I think that the Unst Heritage Centre may well be the spiritual and material home of knitted lace. I saw some incredible things here that completely blew me away (again, I must keep schtum. . . frustratin!). It is a small selection, but it really is worth seeing, so if you are a lace knitter or handspinner, with any interest at all the history of fine lace I strongly urge you to visit the Unst Heritage Centre. You will not be disappointed. During the Spring and Summer months, there are displays of traditional skills from some of the most talented knitters and spinners you will ever meet, and the wonderful Rhoda Hughson (formerly Britain’s most northerly head-teacher) runs a series of great heritage walks from the centre, one of which is herring-themed. How cool is that?

Unst is a beautiful place. I have to go back.

3. The Woolbrokers
It is no secret that Jamieson and Smith produce some of my all-time favourite yarn, and simply being at Woolbrokers HQ on North Road was enough to fill me with foolish excitement.
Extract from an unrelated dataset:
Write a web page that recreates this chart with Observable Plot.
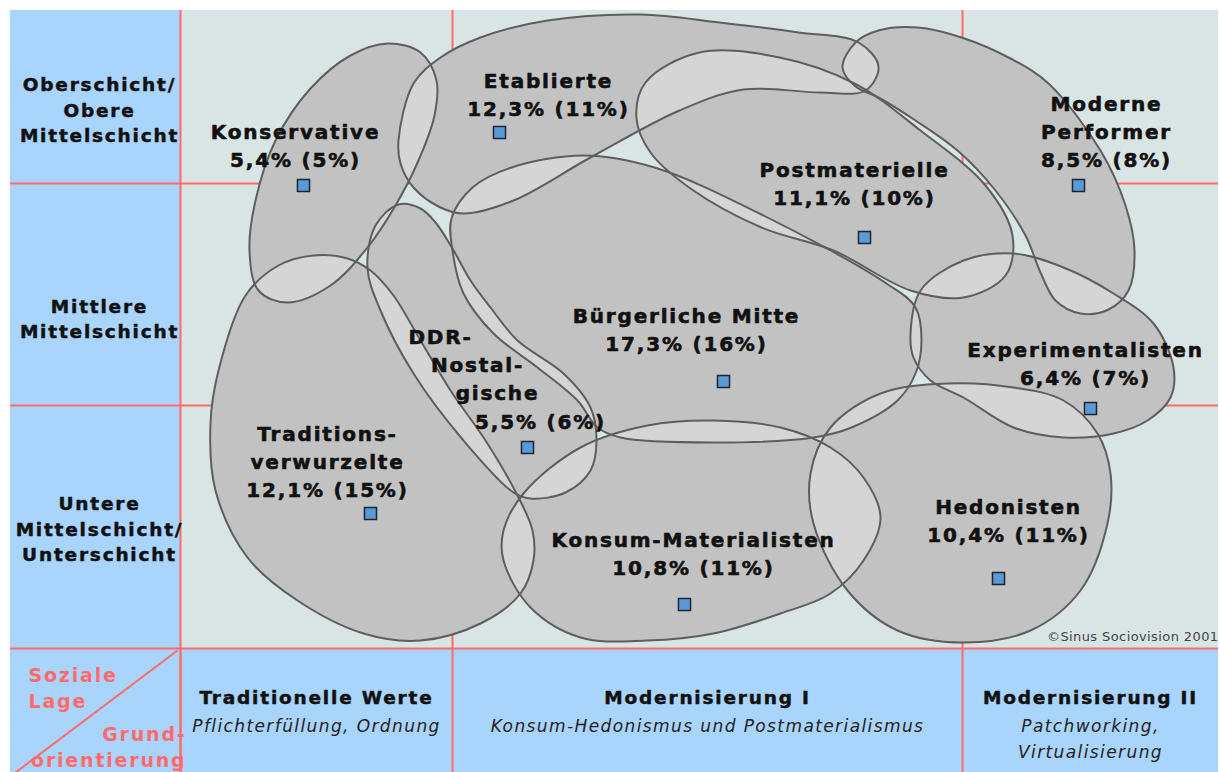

I dashed about snapping pictures and squooshing yarn and fibre like a loon.

When I had calmed down, Sarah and Oliver kindly showed me around. It was a privilege to learn about Shetland sheep and wool from someone of Oliver’s knowledge and expertise. And did you know that Jamieson and Smith grew up and developed around the herring industry? Neither did I. The woolbrokers buy more than 80% of Shetland’s clip . . .

. . . and here is a mere fraction of that annual haul of fleeces, with Sarah looking rather pensive in the foreground. For those of you who know how pasture can affect the quality of fibre, these true Shetland fleeces — soft and fine and springy — are are the real deal. While the finest wool is transformed into J&S’s amazing new worsted-spun laceweight (of which more another time), the heavier grades are put to use in the Shetland wool carpeting, with which I now want to cover my home. And then, of course, there is the Fairisle yarn. . .

. . . tasty jumper weight, in over 100 different glorious shades. Here are the skeins I needed to complete my project ( Shades FC61, 72, and – probably my current favourite – the elusive and complex 366).

Thanks for a great day Oliver, Sarah and Sandra!